Even before Enphase Energy (NASDAQ:ENPH) released its fourth-quarter 2022 financial results, we already established that ENPH stock deserves an “A” rating. Now, our confidence is only growing stronger as Enphase’s results and forward guidance are undeniably strong.
Based in California, Enphase Energy sells microinverter-based solar storage systems. Thus, the company is poised to benefit from the government’s clean-energy incentives, which President Biden reminded people of during his recent State of the Union address.
Still, there will always be skeptics and doubters. Perhaps as the positive evidence mounts, the naysayers will retreat and Enphase Energy’s loyal investors can enjoy a tremendous year of wealth-building.
ENPH | Enphase Energy | $215.21 |
What’s Happening with ENPH Stock?
It’s actually an ideal time to consider a long position in ENPH stock. If you’ve been patiently awaiting a share-price dip, now’s your chance to make a move.
Enphase Energy trades at around $215. Consider it a gift from the market. The stock has broken above $300 more than once, so a 50%-ish rally this year isn’t out of the question.
A rally in ENPH stock would be fully justified by hard, verifiable data. The company shipped a jaw-dropping 4,873,702 microinverters in a three-month period. That happened in Q4 of 2022 when Enphase Energy generated record quarterly GAAP-measured revenue totaling $724.7 million.
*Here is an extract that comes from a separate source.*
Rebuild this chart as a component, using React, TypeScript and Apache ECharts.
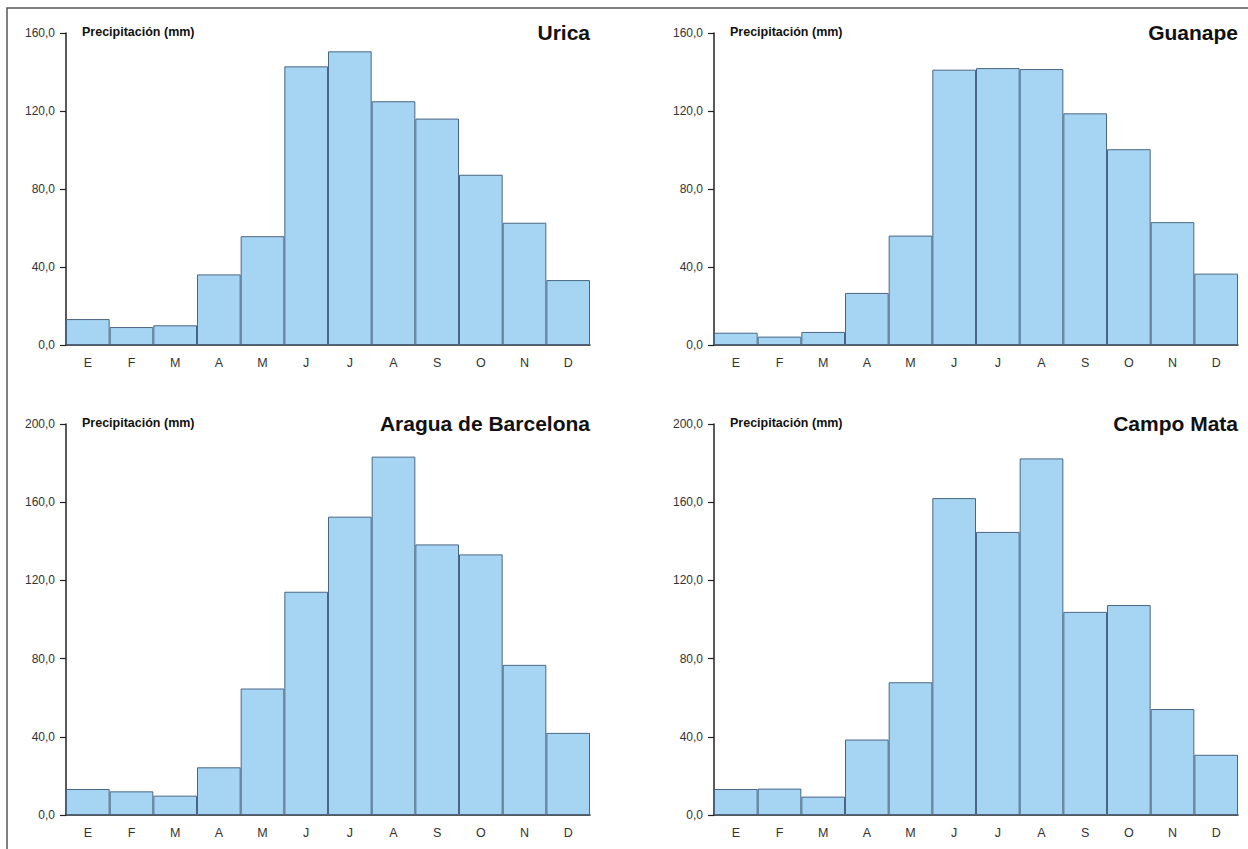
import React, { useEffect, useRef } from "react";
import * as echarts from "echarts";

const months = ["E", "F", "M", "A", "M", "J", "J", "A", "S", "O", "N", "D"];
const stationNames = ["Urica", "Guanape", "Aragua de Barcelona", "Campo Mata"];
const uricaValues = [13.3, 9.2, 10.1, 36.2, 55.8, 142.9, 150.6, 125.0, 116.1, 87.3, 62.7, 33.3];
const guanapeValues = [6.3, 4.3, 6.7, 26.7, 56.1, 141.2, 142.0, 141.5, 118.8, 100.4, 63.0, 36.6];
const araguaValues = [13.3, 12.1, 9.9, 24.4, 64.7, 114.2, 152.6, 183.3, 138.4, 133.3, 76.8, 42.0];
const campoMataValues = [13.3, 13.5, 9.4, 38.6, 67.9, 162.1, 144.8, 182.4, 103.9, 107.4, 54.2, 30.8];
const yMaxes = [160, 160, 200, 200];
const yInterval = 40;
const yAxisTitle = "Precipitación (mm)";

const FONT = "'Liberation Sans', Arial, sans-serif";

export default function App() {
  const ref = useRef<HTMLDivElement>(null);

  useEffect(() => {
    if (!ref.current) return;
    const chart = echarts.init(ref.current, null, { renderer: "svg" });
    const allValues = [uricaValues, guanapeValues, araguaValues, campoMataValues];
    const grids = [
      { left: 66, top: 33, width: 524, height: 312 },
      { left: 714, top: 33, width: 524, height: 312 },
      { left: 66, top: 424, width: 524, height: 391 },
      { left: 714, top: 424, width: 524, height: 391 },
    ];
    const titles: any[] = [];
    grids.forEach((g, i) => {
      titles.push({
        text: stationNames[i],
        right: 1248 - (g.left + g.width),
        top: g.top - 11,
        textStyle: { fontFamily: FONT, fontSize: 21, fontWeight: "bold", color: "#111" },
        padding: 0,
      });
      titles.push({
        text: yAxisTitle,
        left: g.left + 16,
        top: g.top - 8,
        textStyle: { fontFamily: FONT, fontSize: 12.5, fontWeight: "bold", color: "#111" },
        padding: 0,
      });
    });

    const option: any = {
      animation: false,
      backgroundColor: "#ffffff",
      title: titles,
      grid: grids.map((g) => ({ ...g, containLabel: false })),
      xAxis: grids.map((_, i) => ({
        type: "category",
        gridIndex: i,
        data: months,
        axisLine: { show: true, lineStyle: { color: "#222", width: 1.5 } },
        axisTick: { show: false },
        axisLabel: { color: "#333", fontFamily: FONT, fontSize: 12.5, margin: 11 },
        splitLine: { show: false },
      })),
      yAxis: grids.map((_, i) => ({
        type: "value",
        gridIndex: i,
        min: 0,
        max: yMaxes[i],
        interval: yInterval,
        axisLine: { show: true, lineStyle: { color: "#222", width: 1.5 } },
        axisTick: { show: true, length: 6, lineStyle: { color: "#222", width: 1.2 } },
        axisLabel: {
          color: "#333",
          fontFamily: FONT,
          fontSize: 12,
          margin: 11,
          formatter: (v: number) => v.toFixed(1).replace(".", ","),
        },
        splitLine: { show: false },
      })),
      series: allValues.map((vals, i) => ({
        type: "bar",
        xAxisIndex: i,
        yAxisIndex: i,
        data: vals,
        barCategoryGap: "0%",
        itemStyle: { color: "#a6d5f4", borderColor: "#4a6684", borderWidth: 1 },
        emphasis: { disabled: true },
      })),
      graphic: [
        {
          type: "rect",
          shape: { x: 7, y: 8, width: 1300, height: 900 },
          style: { fill: "none", stroke: "#555", lineWidth: 1.5 },
          silent: true,
          z: 100,
        },
      ],
    };
    chart.setOption(option);
    return () => chart.dispose();
  }, []);

  return (
    <div
      ref={ref}
      style={{ position: "absolute", left: 0, top: 0, width: 1248, height: 849, background: "#fff" }}
    />
  );
}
That’s a huge improvement compared to the year-ago quarter’s revenue of $412.7 million. This result also exceeded Wall Street’s consensus estimate of $704 million, so Enphase Energy performed quite well even during a time of elevated inflation.
Enphase Energy’s Guidance Points to Continued Growth
Suffice it to say, 2022’s fourth quarter was an amazing time for Enphase Energy. For instance, that’s when the company introduced its IQ8 Microinverters in France and the Netherlands.
In addition, Enphase Energy beat the inflation blues in Q4 2022 with expectation-beating earnings. Specifically, Enphase posted quarterly non-GAAP diluted earnings of $1.51 per share, which is more than double the 73 cents recorded in the year-earlier quarter. Analysts, meanwhile, had only expected Enphase Energy to report earnings of $1.27 per share for 2022’s fourth quarter.
Looking ahead, Enphase Energy’s positive trajectory ought to continue as the company expects to generate $700 million to $740 million during the current quarter. This range is notably higher than analysts’ consensus revenue guidance of $685.2 million.
What You Can Do Now
ENPH stock is down from its $300+ peak price now. How high could it go during the coming months? KeyBanc Capital Markets analysts set a $363 price target price on Enphase shares, and that’s not unrealistic.
Enphase Energy is selling a lot of microinverters, taking in robust revenue and beating Wall Street’s projections. Still, there’s no guarantee that the share price will reach the KeyBanc analysts’ $363 price objective.
However, a target of $300 or higher isn’t unreasonable for 2023. If you agree, then you might consider an investment in Enphase Energy today.
On the date of publication, Louis Navellier had a long position in ENPH. Louis Navellier did not have (either directly or indirectly) any other positions in the securities mentioned in this article.
The InvestorPlace Research Staff member primarily responsible for this article did not hold (either directly or indirectly) any positions in the securities mentioned in this article.